Set exercise: Take the lines from the head of the listing through the one bearing "(0,0) rectangle (917,633);" and copy them exactly, leaving every picture out.

_ _ _ _ _

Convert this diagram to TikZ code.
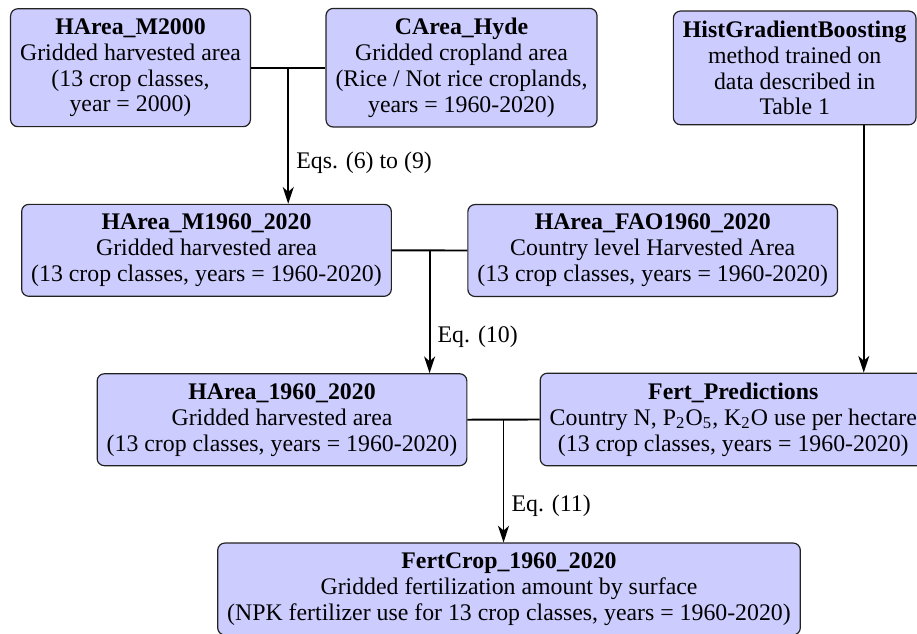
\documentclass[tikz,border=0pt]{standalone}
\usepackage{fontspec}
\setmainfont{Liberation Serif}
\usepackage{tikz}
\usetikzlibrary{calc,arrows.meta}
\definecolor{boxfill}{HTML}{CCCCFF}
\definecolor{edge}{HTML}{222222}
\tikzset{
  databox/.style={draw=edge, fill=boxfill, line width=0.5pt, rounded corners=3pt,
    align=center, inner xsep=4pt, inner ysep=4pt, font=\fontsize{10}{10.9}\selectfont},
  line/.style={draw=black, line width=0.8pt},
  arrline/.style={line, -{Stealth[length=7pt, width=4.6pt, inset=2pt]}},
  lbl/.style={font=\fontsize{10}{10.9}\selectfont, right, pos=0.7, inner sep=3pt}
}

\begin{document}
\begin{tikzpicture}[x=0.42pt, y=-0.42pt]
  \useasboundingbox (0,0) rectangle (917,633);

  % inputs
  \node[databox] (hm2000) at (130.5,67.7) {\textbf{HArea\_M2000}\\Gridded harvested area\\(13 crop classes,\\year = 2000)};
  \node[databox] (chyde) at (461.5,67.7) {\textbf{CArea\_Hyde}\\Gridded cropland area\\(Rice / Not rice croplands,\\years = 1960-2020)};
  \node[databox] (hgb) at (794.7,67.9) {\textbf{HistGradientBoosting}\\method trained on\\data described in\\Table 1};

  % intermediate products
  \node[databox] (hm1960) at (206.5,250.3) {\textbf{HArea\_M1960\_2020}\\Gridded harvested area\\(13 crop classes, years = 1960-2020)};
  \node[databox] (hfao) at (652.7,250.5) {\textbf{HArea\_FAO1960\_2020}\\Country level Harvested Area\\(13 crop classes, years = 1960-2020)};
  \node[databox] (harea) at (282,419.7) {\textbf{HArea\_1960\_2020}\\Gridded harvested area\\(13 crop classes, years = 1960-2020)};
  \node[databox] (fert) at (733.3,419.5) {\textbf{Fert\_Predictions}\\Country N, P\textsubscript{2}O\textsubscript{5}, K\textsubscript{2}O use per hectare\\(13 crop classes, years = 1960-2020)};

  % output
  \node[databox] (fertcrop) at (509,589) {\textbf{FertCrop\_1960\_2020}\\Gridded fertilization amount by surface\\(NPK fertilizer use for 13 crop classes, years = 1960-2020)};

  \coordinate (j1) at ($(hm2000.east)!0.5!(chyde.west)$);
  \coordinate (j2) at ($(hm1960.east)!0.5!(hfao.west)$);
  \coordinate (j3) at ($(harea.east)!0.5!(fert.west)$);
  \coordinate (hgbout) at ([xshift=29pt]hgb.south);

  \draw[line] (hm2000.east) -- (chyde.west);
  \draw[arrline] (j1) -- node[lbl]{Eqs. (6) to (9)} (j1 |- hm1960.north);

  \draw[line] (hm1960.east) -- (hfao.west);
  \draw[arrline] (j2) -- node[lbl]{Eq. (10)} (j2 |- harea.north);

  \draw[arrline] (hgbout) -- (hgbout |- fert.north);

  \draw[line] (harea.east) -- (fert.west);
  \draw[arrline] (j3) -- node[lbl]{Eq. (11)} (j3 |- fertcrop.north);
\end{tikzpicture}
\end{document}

_ _ _ _ _

Full response:
Convert this diagram to TikZ code.
\documentclass[tikz,border=0pt]{standalone}
\usepackage{fontspec}
\setmainfont{Liberation Serif}
\usepackage{tikz}
\usetikzlibrary{calc,arrows.meta}
\definecolor{boxfill}{HTML}{CCCCFF}
\definecolor{edge}{HTML}{222222}
\tikzset{
  databox/.style={draw=edge, fill=boxfill, line width=0.5pt, rounded corners=3pt,
    align=center, inner xsep=4pt, inner ysep=4pt, font=\fontsize{10}{10.9}\selectfont},
  line/.style={draw=black, line width=0.8pt},
  arrline/.style={line, -{Stealth[length=7pt, width=4.6pt, inset=2pt]}},
  lbl/.style={font=\fontsize{10}{10.9}\selectfont, right, pos=0.7, inner sep=3pt}
}

\begin{document}
\begin{tikzpicture}[x=0.42pt, y=-0.42pt]
  \useasboundingbox (0,0) rectangle (917,633);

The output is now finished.